«Четыре пути к прощению» - удивительная вещь. Правду сказать, я не для того завела эту рубрику, чтобы рассказывать о книгах, ничем не выделяющихся. Потому, конечно, удивляться будет чему.
Может быть, прежде всего, тому, что на седьмом десятке лет Урсула Ле Гуин нисколько не пригасила своё внутренне пламя. Кто знает, может быть, она и в самом деле из драконов? В четырёх повестях середины девяностых годов огонь пылает столь же ярко, как в волшебных историях семидесятых. Разве что озаряет совсем другие вещи и высвечивает иные понятия. Не роковые ожерелья и мгновенные корабли, и не суровую сказку, как в «Волшебнике Земноморья», и даже не утопию навыворот, как в
прекрасном романе «Обездоленные» (о нём, наверное, спою отдельную песнь).
Пламя «Четырёх путей» освещает саму жизнь. Это неровный огонь сырого торфа в камине одинокой старухи, в домике на болотах (ну да, да, это болота Йеове, но нам-то разница какая? Если они как две капли воды похожи на холодные равнины у Великих Озёр?). Это причудливый свет иллюминации над столицей мира чернокожих патриархов, воинов, рабовладельцев и аскетов – очень знакомый мир, только раскрашен наоборот. И ещё огонь, который в самом деле, как бы ни возражали, очищает. Очищает, убивая.
И это тоже. Огонь восстания, революции, смертное пламя победы.
Пожалуй, я немного отступлю от собственно книги. Хочу вернуться к необычному, на мой взгляд, долголетию автора. «Настоящесть» писателя для меня состоит не только в писательском профессионализме. Неподдельная, цельная личность – наподобие драгоценности с её весом, сиянием, огранкой, - вот что делает пишущего не просто компаньоном на пару часов досуга, но – товарищем в пути. И особая настоящесть Урсулы Ле Гуин в том, что как истинная драконесса, несказочное существо, родственное
огню и камню, она не превращается с годами в дряхлую поучающую старуху. Мало того, что она прекрасно умеет вышить узором этнографию и этологию своих навыворотных миров, это безусловно увлекательно и поучительно, но, как и сорок лет назад, пристально глядит в душу тем, о ком пишет. И из глубин их душ глядит на нас.

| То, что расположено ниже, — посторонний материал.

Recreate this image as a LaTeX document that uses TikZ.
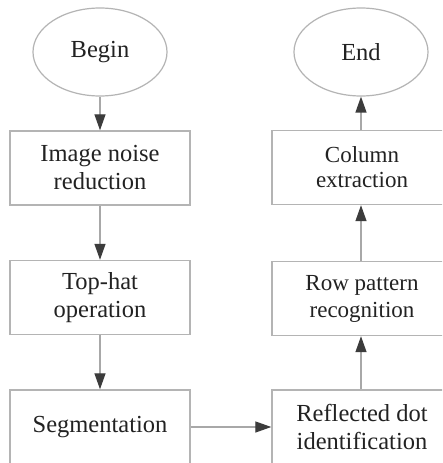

То взгляд поразительной силы – нестарящийся, жадный жить…даже не так, не жадный, тот, кто жаден, обкусывает торопливо, не разбирая вкуса и цвета жизни. Те, кого «королева Урсула» приводит к нам, всегда в силе жить. Всегда в состоянии почувствовать – и принять, а ведь это бывает непросто, - что жизнь не запретна для них, что она лежит и за порогом вины, и за пределом старости, что жизнь не выбирает цвет кожи, возраст, историю. Жизни неведомы расстояния, пропасти и концы. Какой бы
дорогой ты ни шёл, если ты живой – это путь к прощению и новой жизни. И наоборот, конечно: если ты в силах ступить на дорогу прощения – ты не умрёшь, будешь жить, пребудешь живым.
«Четыре пути к прощению» - не фэнтези и не фантастика, хотя события и происходят не на Земле. Это поразительные записки внутреннего этнографа – с пристальным, хотя и не на первом плане, вниманием к иной культуре. А ведь, по сути, не надо улетать за тридевять световых лет, чтобы эту самую инаковость найти. Те, кто рядом с нами – полноценные иные миры. И, безусловно, это записки социолога, общественного деятеля, если угодно – политическая история без скидок на «не наше».
А ещё говорят, это феминистский роман. Ну, и пусть говорят. Есть течения в пространстве человеческой мысли, которые в прощении и любви не нуждаются. А «Четыре пути» - к прощению. К свету и переплетённым пальцам: мужчина и женщина, Хайн и Уэррел ( не тот, не тот, что в «Планете Изгнания», нет…), песня и учебник, жизнь… и жизнь.